All of the listing below must be repeated word for word. Pictures are the only thing to omit.

■ ■ ■ ■

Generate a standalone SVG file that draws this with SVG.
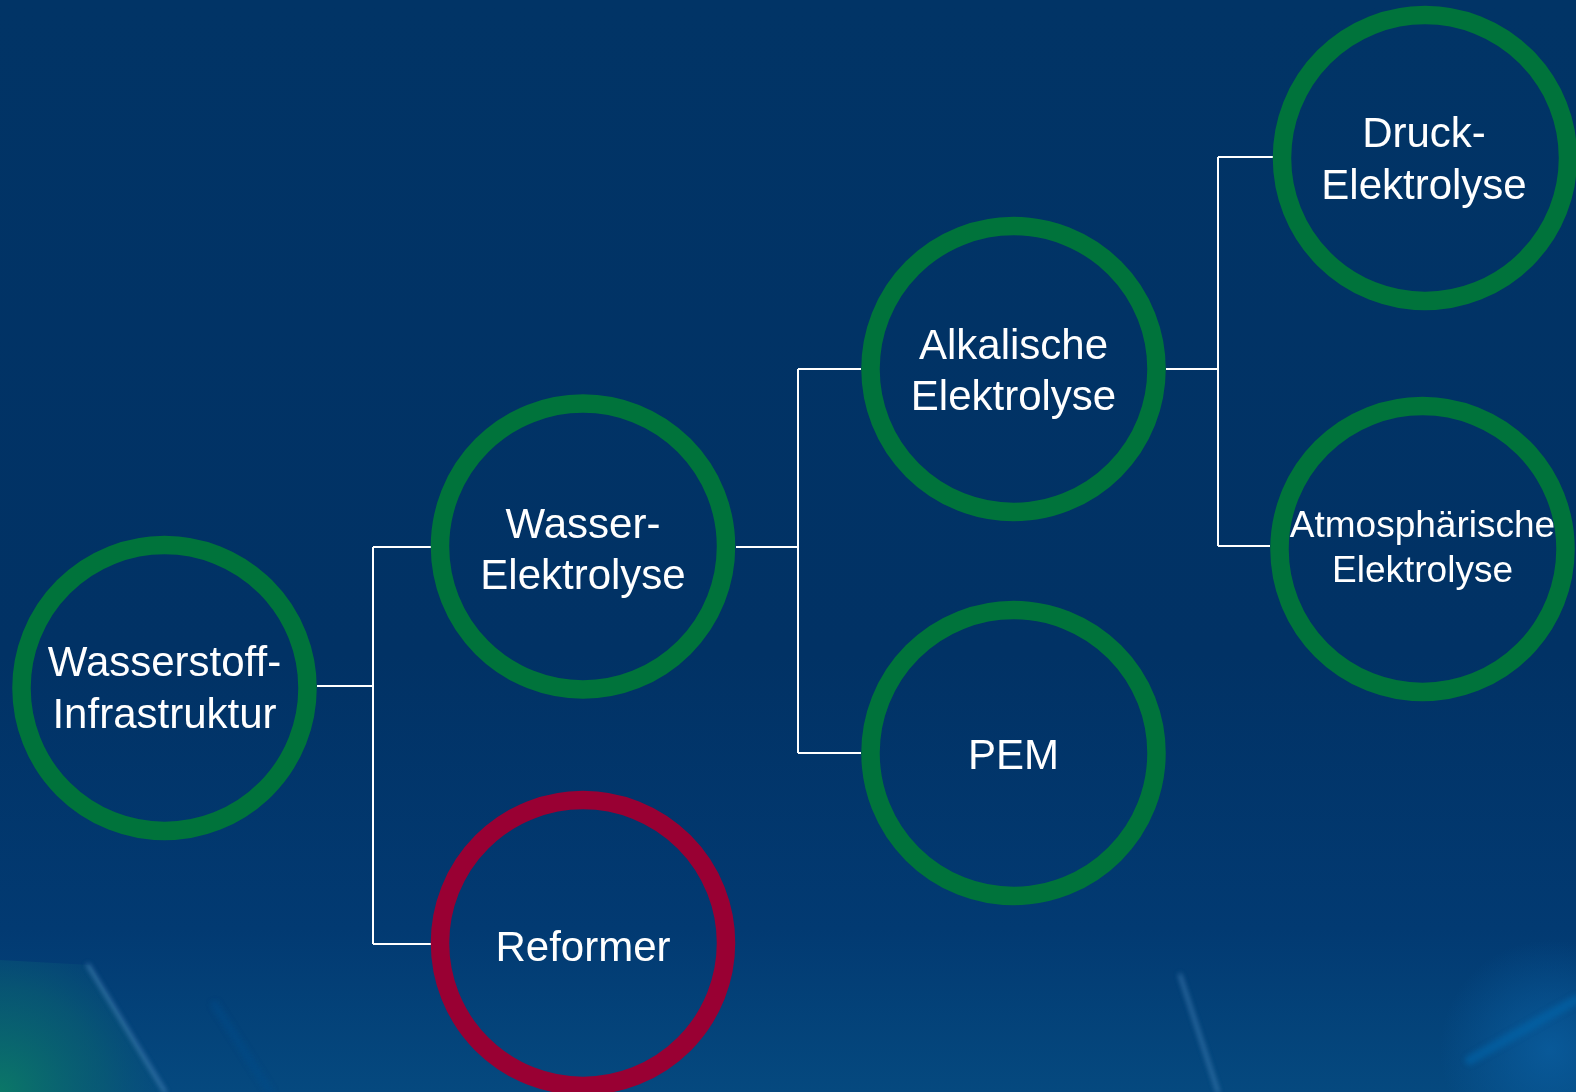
<svg xmlns="http://www.w3.org/2000/svg" width="1576" height="1092" viewBox="0 0 1576 1092">
  <defs>
    <linearGradient id="bgBase" x1="0" y1="0" x2="0" y2="1">
      <stop offset="0" stop-color="#013466"/>
      <stop offset="0.6" stop-color="#013265"/>
      <stop offset="0.85" stop-color="#023a72"/>
      <stop offset="1" stop-color="#05497f"/>
    </linearGradient>
    <radialGradient id="tealGlow" cx="0" cy="1092" r="190" gradientUnits="userSpaceOnUse">
      <stop offset="0" stop-color="#0b7a66" stop-opacity="0.95"/>
      <stop offset="0.55" stop-color="#0a6270" stop-opacity="0.6"/>
      <stop offset="1" stop-color="#0a5080" stop-opacity="0"/>
    </radialGradient>
    <radialGradient id="blueGlow" cx="1550" cy="1050" r="110" gradientUnits="userSpaceOnUse">
      <stop offset="0" stop-color="#0a5ea0" stop-opacity="0.8"/>
      <stop offset="1" stop-color="#0a5ea0" stop-opacity="0"/>
    </radialGradient>
    <filter id="soft" x="-20%" y="-20%" width="140%" height="140%">
      <feGaussianBlur stdDeviation="2.5"/>
    </filter>
    <style>
      .ring { fill: none; stroke-width: 18.5; }
      .green { stroke: #00733b; }
      .red { stroke: #990033; }
      .label { fill: #ffffff; font-family: "Liberation Sans", Arial, sans-serif; font-size: 42px; text-anchor: middle; }
      .small { font-size: 37px; }
      .link { fill: none; stroke: #ffffff; stroke-width: 2; }
    </style>
  </defs>

  <!-- background -->
  <rect width="1576" height="1092" fill="url(#bgBase)"/>
  <path d="M0 960 L90 965 L165 1092 L0 1092 Z" fill="url(#tealGlow)"/>
  <rect width="1576" height="1092" fill="url(#blueGlow)"/>
  <g filter="url(#soft)" fill="none" stroke-linecap="round">
    <path d="M88 965 L165 1092" stroke="#4f8cc0" stroke-width="3" opacity="0.8"/>
    <path d="M215 1005 L270 1092" stroke="#0a4c8a" stroke-width="8" opacity="0.5"/>
    <path d="M1180 975 L1218 1092" stroke="#4f8cc0" stroke-width="3" opacity="0.7"/>
    <path d="M1470 1060 L1576 1000" stroke="#0b68b0" stroke-width="10" opacity="0.5"/>
  </g>

  <!-- connectors -->
  <g id="connectors">
    <path class="link" d="M317 686 H373 M373 547 V944 M373 547 H431 M373 944 H431"/>
    <path class="link" d="M736 547 H798 M798 369 V753 M798 369 H861 M798 753 H861"/>
    <path class="link" d="M1166 369 H1218 M1218 157 V546 M1218 157 H1273 M1218 546 H1270"/>
  </g>

  <g id="wasserstoff-infrastruktur">
    <circle class="ring green" cx="164.5" cy="688" r="143"/>
    <text class="label" x="164.5" y="676">Wasserstoff-</text>
    <text class="label" x="164.5" y="728">Infrastruktur</text>
  </g>

  <g id="wasser-elektrolyse">
    <circle class="ring green" cx="583" cy="546.5" r="143"/>
    <text class="label" x="583" y="538">Wasser-</text>
    <text class="label" x="583" y="589">Elektrolyse</text>
  </g>

  <g id="reformer">
    <circle class="ring red" cx="583" cy="943" r="143"/>
    <text class="label" x="583" y="961">Reformer</text>
  </g>

  <g id="alkalische-elektrolyse">
    <circle class="ring green" cx="1013.5" cy="369" r="143"/>
    <text class="label" x="1013.5" y="359">Alkalische</text>
    <text class="label" x="1013.5" y="410">Elektrolyse</text>
  </g>

  <g id="pem">
    <circle class="ring green" cx="1013.5" cy="753" r="143"/>
    <text class="label" x="1013.5" y="769">PEM</text>
  </g>

  <g id="druck-elektrolyse">
    <circle class="ring green" cx="1425" cy="158" r="143"/>
    <text class="label" x="1424" y="147">Druck-</text>
    <text class="label" x="1424" y="199">Elektrolyse</text>
  </g>

  <g id="atmosphaerische-elektrolyse">
    <circle class="ring green" cx="1422.5" cy="549" r="143"/>
    <text class="label small" x="1422.5" y="537">Atmosphärische</text>
    <text class="label small" x="1422.5" y="582">Elektrolyse</text>
  </g>
</svg>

■ ■ ■ ■

Correct output.
Generate a standalone SVG file that draws this with SVG.
<svg xmlns="http://www.w3.org/2000/svg" width="1576" height="1092" viewBox="0 0 1576 1092">
  <defs>
    <linearGradient id="bgBase" x1="0" y1="0" x2="0" y2="1">
      <stop offset="0" stop-color="#013466"/>
      <stop offset="0.6" stop-color="#013265"/>
      <stop offset="0.85" stop-color="#023a72"/>
      <stop offset="1" stop-color="#05497f"/>
    </linearGradient>
    <radialGradient id="tealGlow" cx="0" cy="1092" r="190" gradientUnits="userSpaceOnUse">
      <stop offset="0" stop-color="#0b7a66" stop-opacity="0.95"/>
      <stop offset="0.55" stop-color="#0a6270" stop-opacity="0.6"/>
      <stop offset="1" stop-color="#0a5080" stop-opacity="0"/>
    </radialGradient>
    <radialGradient id="blueGlow" cx="1550" cy="1050" r="110" gradientUnits="userSpaceOnUse">
      <stop offset="0" stop-color="#0a5ea0" stop-opacity="0.8"/>
      <stop offset="1" stop-color="#0a5ea0" stop-opacity="0"/>
    </radialGradient>
    <filter id="soft" x="-20%" y="-20%" width="140%" height="140%">
      <feGaussianBlur stdDeviation="2.5"/>
    </filter>
    <style>
      .ring { fill: none; stroke-width: 18.5; }
      .green { stroke: #00733b; }
      .red { stroke: #990033; }
      .label { fill: #ffffff; font-family: "Liberation Sans", Arial, sans-serif; font-size: 42px; text-anchor: middle; }
      .small { font-size: 37px; }
      .link { fill: none; stroke: #ffffff; stroke-width: 2; }
    </style>
  </defs>

  <!-- background -->
  <rect width="1576" height="1092" fill="url(#bgBase)"/>
  <path d="M0 960 L90 965 L165 1092 L0 1092 Z" fill="url(#tealGlow)"/>
  <rect width="1576" height="1092" fill="url(#blueGlow)"/>
  <g filter="url(#soft)" fill="none" stroke-linecap="round">
    <path d="M88 965 L165 1092" stroke="#4f8cc0" stroke-width="3" opacity="0.8"/>
    <path d="M215 1005 L270 1092" stroke="#0a4c8a" stroke-width="8" opacity="0.5"/>
    <path d="M1180 975 L1218 1092" stroke="#4f8cc0" stroke-width="3" opacity="0.7"/>
    <path d="M1470 1060 L1576 1000" stroke="#0b68b0" stroke-width="10" opacity="0.5"/>
  </g>

  <!-- connectors -->
  <g id="connectors">
    <path class="link" d="M317 686 H373 M373 547 V944 M373 547 H431 M373 944 H431"/>
    <path class="link" d="M736 547 H798 M798 369 V753 M798 369 H861 M798 753 H861"/>
    <path class="link" d="M1166 369 H1218 M1218 157 V546 M1218 157 H1273 M1218 546 H1270"/>
  </g>

  <g id="wasserstoff-infrastruktur">
    <circle class="ring green" cx="164.5" cy="688" r="143"/>
    <text class="label" x="164.5" y="676">Wasserstoff-</text>
    <text class="label" x="164.5" y="728">Infrastruktur</text>
  </g>

  <g id="wasser-elektrolyse">
    <circle class="ring green" cx="583" cy="546.5" r="143"/>
    <text class="label" x="583" y="538">Wasser-</text>
    <text class="label" x="583" y="589">Elektrolyse</text>
  </g>

  <g id="reformer">
    <circle class="ring red" cx="583" cy="943" r="143"/>
    <text class="label" x="583" y="961">Reformer</text>
  </g>

  <g id="alkalische-elektrolyse">
    <circle class="ring green" cx="1013.5" cy="369" r="143"/>
    <text class="label" x="1013.5" y="359">Alkalische</text>
    <text class="label" x="1013.5" y="410">Elektrolyse</text>
  </g>

  <g id="pem">
    <circle class="ring green" cx="1013.5" cy="753" r="143"/>
    <text class="label" x="1013.5" y="769">PEM</text>
  </g>

  <g id="druck-elektrolyse">
    <circle class="ring green" cx="1425" cy="158" r="143"/>
    <text class="label" x="1424" y="147">Druck-</text>
    <text class="label" x="1424" y="199">Elektrolyse</text>
  </g>

  <g id="atmosphaerische-elektrolyse">
    <circle class="ring green" cx="1422.5" cy="549" r="143"/>
    <text class="label small" x="1422.5" y="537">Atmosphärische</text>
    <text class="label small" x="1422.5" y="582">Elektrolyse</text>
  </g>
</svg>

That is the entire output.